Tuanshan Village in Jianshui County, Honghe
Chinese Name:建水团山村
English Name: Tuanshan Village in Jianshui County, Honghe
Location: 红河哈尼族彝族自治州建水县西庄镇团山村
Tuanshan Village, built in Qing Dynasty, regarded as the Gem of Chinese Civil Houses. Visiting thr village is like travelling to another China. Small, cobbled lanes and old women with bound feet blend leave you with impressions of timelessness, art and architecture. It has been enlisted by the World Monuments Fund (WMF) as one of the 100 Most Endangered Places for the year of 2006.
The gate though to little village Tuanshan is much smaller than the city gate of Jianshui. Just over 20 minutes drive away from Jianshui City, the Tuanshan village is a typical countryside tour. It looks neglected and deserted, quietly moving along at its own tempo.
About 400 years ago, many of the villages managed to make a fortune in the outside world and following Chinese tradition, they sent the money home to build grand houses, with exquisite carvings. The wood carvings along the roof and the equally exquisitely carved stone mantle skirting, which protects the wooden pillar, tells us how people in the past enjoy the finer things in life.
John H. Stubbs, vice president of World Monuments Fund (WMF), made a special trip last Friday to Kunming to grant a certificate to a government official of Jianshui County which administers over Tuanshan Village.
“Tuanshan is the most beautiful village where the architectural style of the 19th century and beyond remains intact and the distinctive way of people’s life is preserved, fully showcasing China’s indigenous cultural characteristics,” said Mr. Stubbs, “We put Tuanshan on our Watch List because we believe it is of world value and is the common heritage of the whole humankind.”
Apart from Tuanshan, five other Chinese sites were also included by WMF, a non-profit international organization based in New York, in its watch list for the year of 2006.
According to historical records, under the rein of Hongwu during the era of the first Emperor Ming Taizu, or Zhu Yuanzhang (1368-1398) of Ming Dynasty (1368-1644), an ethnic Han tribe of Zhang descendants migrated all the way from east China’s Jiangxi Province to Yunnan and settled down in Tuanshan Village, living peacefully together with the people of the Yi ethnic group.
And the cultural blend of the Han ethnicity, or known as the Chinese, and the ethnic Yi people is ubiquitous in the architecture features preserved till today in Tuanshan, where there live 240 families, with 920 people in all.
The building structures in Tuanshan, most of which were built in late imperial Qing Dynasty (1644-1911), are unique two-storey compounds with houses around courtyards, facing the east for the front direction and featuring black tile roofs, pointed eaves, whitewashed outer walls.
Nevertheless, factors such as the increased human activities in the village, bugbites to wooden structures and and erosion by weathering with the stone engravings, as well as pollution constitute pressures to the protection of the centuries-old village.
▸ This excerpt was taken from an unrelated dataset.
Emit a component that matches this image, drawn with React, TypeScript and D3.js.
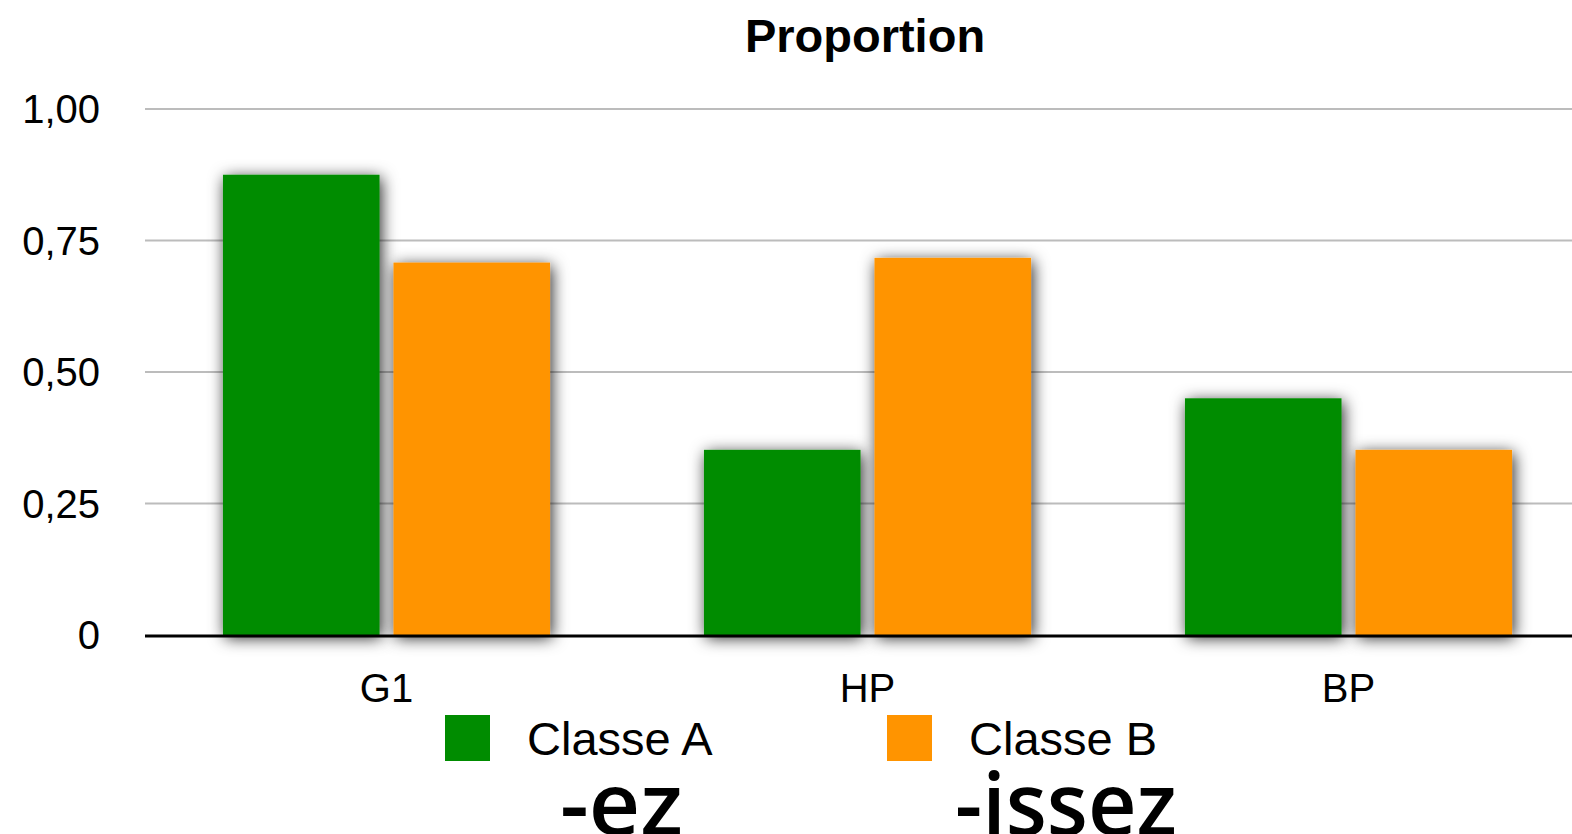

“The contradiction between the limited space, limited capacities and the ever increasing number of residents in the village has become stark,” said Huang Ming, a senior urban planner, “Congestion, pollution and noise all adversely affect the tranquility of the ancient secluded village and disturb the daily life of local residents.”
Zhang Jiannong, an official in charge of cultural affairs with Jianshui County, said that along with changes in residents’ concepts of lifestyle in Tuanshan Village, the existing infrastructure and environment of living could no longer sustain the growing need of a modern life, or cater to a demand from developing modern industrialized economy.
In the meantime, more and more residents in the village turn to new ways and materials in home repairs at their own cost, thus halting the continuity in the traditional architecture style in the village, said Zhang.
While echoing urban planner Huang Ming’s view that the main problem Tuanshan Village is now facing is contradictions between the ever expanding population and the worsening environment, Zhang contended it was hard to strike a balance between the two.
“Unplanned construction of bungalows as a result of overpopulation will ruin the village, but relocation of extra villagers will eventually lead to the loss of the unique lifestyle and folkways of Tuanshan Villagers,” Zhang worried.
Jianshui county government worked out in 2004 a detailed plan pertaining to the protection of centuries-old Tuanshan Village from extinction. Meanwhile, a new residential area will open to take in residents relocated from Tuanshan Village whose residents can only be confined to 104 families, with a total of 504 people.
However, an acute finance shortage has put all the protective measures in a dilemma.
Pu Meiqing, chief of Construction Bureau of Jianshui County, hoped that the inclusion of Tuanshan Village into the watch list of the World Most Endangered Sites could help increase publicity of the ancient village and draw the attention of general public to it, and bring in some financial aid for its protection.